Safeguarding Human Judgment: Combating 'Lazy Thinking' in the AI Workplace
Safeguarding Human Judgment: Combating ‘Lazy Thinking’ in the AI Workplace
Generative AI makes many tasks easier. It drafts emails, summarises documents, generates code and answers questions. This convenience is genuinely valuable. But it comes with a risk: over-reliance on AI can erode the critical thinking and creativity that make human contribution valuable.
This article explores how leaders can preserve human judgement through thoughtful policies, skills-based hiring and work practices that ensure AI augments rather than replaces human insight.
The ‘lazy thinking’ trap
When AI provides quick answers, the temptation is to accept them without question. This creates several problems.
If employees routinely accept AI outputs without scrutiny, their ability to evaluate quality degrades. Errors slip through. Subtleties are missed. Standards decline. Skills that are not exercised weaken—if employees always rely on AI to draft documents, their own writing skills may deteriorate. If they never do analysis manually, they may lose the intuition that comes from deep engagement with data.
AI models reflect patterns in training data. If everyone uses the same AI tools without injecting original thought, outputs become increasingly similar. Diversity of perspective diminishes. AI does not know what it does not know—it cannot understand the political dynamics of a meeting, the history of a client relationship, or the strategic context of a decision. Employees who defer to AI without adding context make poorer decisions. And AI outputs often sound confident even when they are wrong. Employees who trust this confidence without verification make mistakes that could have been avoided.
The stakes are high
For organisations, lazy thinking creates real risks: quality problems in customer-facing work, reports and decisions; competitive disadvantage as organisations produce generic, AI-homogenised outputs; skill erosion as workforce capabilities degrade over time; and innovation stagnation, since creative breakthroughs require original thinking that AI cannot provide.
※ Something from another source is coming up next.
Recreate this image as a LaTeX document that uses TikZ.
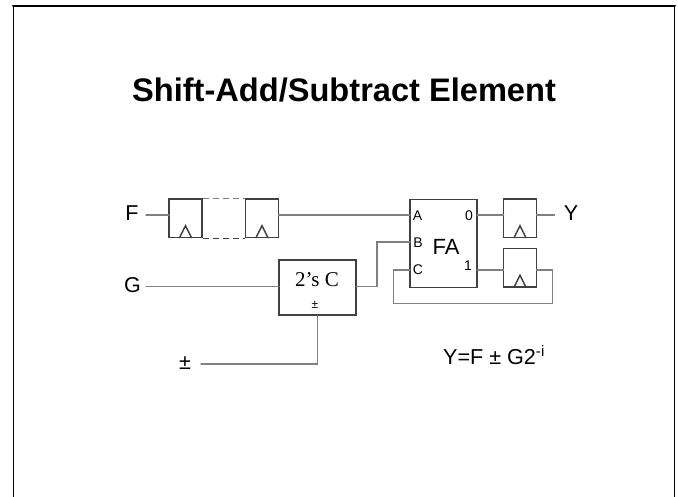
\documentclass[tikz,border=0pt]{standalone}
\usepackage{fontspec}
\setmainfont{Liberation Sans}
\newfontfamily\timesfont{Liberation Serif}
\definecolor{boxgray}{HTML}{404040}
\definecolor{wiregray}{HTML}{808080}
\tikzset{
  ffbox/.style={draw=boxgray, line width=1.5pt, rectangle, minimum width=33pt, minimum height=38.5pt, inner sep=0pt},
  wire/.style={draw=wiregray, line width=1.5pt, line cap=round},
  lbl/.style={inner sep=0pt, font=\fontsize{21.5}{22}\selectfont},
  port/.style={inner sep=0pt, font=\fontsize{14}{14}\selectfont}
}
\begin{document}
\begin{tikzpicture}[x=1pt,y=-1pt, line cap=round]
            \useasboundingbox (0,0) rectangle (678,497);
            %frame, open at the bottom
            \draw[line width=1pt] (13.5,497) -- (13.5,6);
            \draw[line width=2pt] (13,6) -- (675,6);
            \draw[line width=1.2pt] (674.5,6) -- (674.5,497);
            \node[inner sep=0pt, anchor=base, font=\bfseries\fontsize{32.6}{33}\selectfont] (title) at (344,102) {Shift-Add/Subtract Element};

            %blocks
            \node[ffbox] (ffa) at (185.5,218.5) {};
            \node[ffbox] (ffb) at (262,218.5) {};
            \node[ffbox] (ffy) at (520,218.5) {};
            \node[ffbox] (ffc) at (520,268) {};
            \node[ffbox, minimum width=77pt, minimum height=55pt] (twos) at (317.5,287.5) {};
            \node[ffbox, minimum width=67pt, minimum height=88pt] (fa) at (443.5,243.5) {};

            %clock marks
            \foreach \x/\y in {185.5/237.7, 262/237.7, 520/237.7, 520/287.3}
                \draw[draw=boxgray, line width=1.5pt] (\x-6,\y) -- (\x,\y-12) -- (\x+6,\y);

            %free ends and bends
            \coordinate (fin) at (146,215);
            \coordinate (ain) at (410,215);
            \coordinate (ffaw) at (169,215);
            \coordinate (ffbe) at (278.5,215);
            \coordinate (gin) at (146,286.5);
            \coordinate (twow) at (279,286.5);
            \coordinate (twoe) at (356,286.5);
            \coordinate (bbend) at (377,286.5);
            \coordinate (bbendb) at (377,242);
            \coordinate (bin) at (410,242);
            \coordinate (cin) at (410,270);
            \coordinate (cbenda) at (393.5,270);
            \coordinate (cbendb) at (393.5,303.5);
            \coordinate (cbendc) at (552.5,303.5);
            \coordinate (cbendd) at (552.5,270);
            \coordinate (ffce) at (536.5,270);
            \coordinate (ffcw) at (503.5,270);
            \coordinate (faone) at (477,270);
            \coordinate (fazero) at (477,215);
            \coordinate (ffyw) at (503.5,215);
            \coordinate (ffye) at (536.5,215);
            \coordinate (yout) at (554.5,215);
            \coordinate (pmin) at (201,364);
            \coordinate (pmbend) at (317.5,364);

            %wires
            \draw[wire] (fin) -- (ffaw);
            \draw[wire] (ffbe) -- (ain);
            \draw[wire] (gin) -- (twow);
            \draw[wire] (twoe) -- (bbend) -- (bbendb) -- (bin);
            \draw[wire] (cin) -- (cbenda) -- (cbendb) -- (cbendc) -- (cbendd) -- (ffce);
            \draw[wire] (faone) -- (ffcw);
            \draw[wire] (fazero) -- (ffyw);
            \draw[wire] (ffye) -- (yout);
            \draw[wire] (pmin) -- (pmbend) -- (twos.south);

            %dashed links between the two registers
            \draw[draw=wiregray, line width=1.2pt, line cap=butt, dash pattern=on 6pt off 4pt] (ffa.north east) -- (ffb.north west);
            \draw[draw=boxgray, line width=1.2pt, line cap=butt, dash pattern=on 6pt off 4pt] (ffa.south east) -- (ffb.south west);

            %labels
            \node[lbl] (flabel) at (132,213) {F};
            \node[lbl] (glabel) at (132.5,285) {G};
            \node[lbl] (ylabel) at (571,213) {Y};
            \node[lbl] (pmlabel) at (185,363) {±};
            \node[lbl, font=\timesfont\fontsize{21}{21}\selectfont] (twolabel) at (317,280) {2’s C};
            \node[port, font=\fontsize{12}{12}\selectfont] (twopm) at (315,305) {±};
            \node[lbl, font=\fontsize{22}{22}\selectfont] (falabel) at (446,247) {FA};
            \node[port] (alabel) at (417.5,216) {A};
            \node[port] (blabel) at (418,243) {B};
            \node[port] (clabel) at (418,270) {C};
            \node[port] (zlabel) at (469,216) {0};
            \node[port] (olabel) at (468,266) {1};
            \node[lbl, anchor=base, font=\fontsize{21.6}{22}\selectfont] (eqlabel) at (494,364) {Y=F ± G2\textsuperscript{-i}};
            \end{tikzpicture}
\end{document}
For individuals, the risks are equally serious. Employees who become overly dependent on AI may find their skills and career prospects diminishing as AI capabilities advance.
Preserving human judgement
Leaders can take concrete steps to ensure AI augments rather than replaces human thinking. Make explicit that AI is a tool, not a replacement for thinking—employees should be expected to review, verify and improve AI outputs, not just accept them. For important work, ask employees to articulate what they added beyond what AI provided. What judgement did they apply? What context did they incorporate? What improvements did they make?
Do not let AI take over entirely. Ensure employees continue to practise core skills without AI assistance. This might mean AI-free exercises, manual analysis requirements, or other structured opportunities to maintain capabilities. Create a culture where questioning AI outputs is valued, not seen as inefficient. Celebrate catches—errors identified and improvements made through human review.
Equip employees with frameworks and skills for evaluating AI outputs. This includes understanding AI limitations, recognising common error patterns, and developing verification habits. Structure workflows so that human judgement is applied at the right points. Humans should be in the loop for decisions that require context, ethics, creativity or accountability. And if metrics focus only on speed and volume, employees will be incentivised to accept AI outputs without scrutiny. Include quality measures that value human contribution.
Hiring for the AI age
Recruitment should reflect the importance of human judgement. Include assessments that test candidates’ ability to evaluate information, identify errors, and apply judgement. These skills matter more in an AI-augmented world, not less. Hire for varied backgrounds and viewpoints—diversity is a defence against homogenised thinking. The balance between human and AI contribution will continue to evolve, so candidates who can adapt to changing circumstances are more valuable than those with fixed approaches. Include AI tools in assessments and observe how candidates work with them. Do they blindly accept outputs or apply appropriate scepticism?
Work practices that preserve judgement
Beyond policies, daily practices matter. Build in time for employees to think deeply about important work, without the pressure to produce immediate AI-assisted outputs. Create forums where different perspectives are aired and challenged. Diverse discussion counters homogenised AI-influenced thinking. Recognise and reward employees who contribute genuinely original insights, not just efficiently processed AI outputs. When someone identifies an AI error, share the learning—this normalises scepticism and improves collective judgement. And help employees distinguish between tasks where speed matters and tasks where depth matters.
The role of leaders
Leaders set the tone for how AI is used. Model thoughtful AI use, showing that you verify and improve AI outputs. Ask questions that require human judgement to answer, not just information retrieval. Celebrate quality and insight, not just speed and volume. Invest time and resources in skill development. Create psychological safety for employees to push back on AI outputs.
The message should be clear: AI is here to help us think better, not to replace our thinking.
The bottom line
Generative AI offers real benefits, but over-reliance risks eroding the critical thinking and creativity that make human contribution valuable. Leaders must be deliberate about preserving human judgement through clear expectations, skill-building, thoughtful hiring and work practices that value depth over speed. The goal is AI that augments human capability, not AI that substitutes for human thought.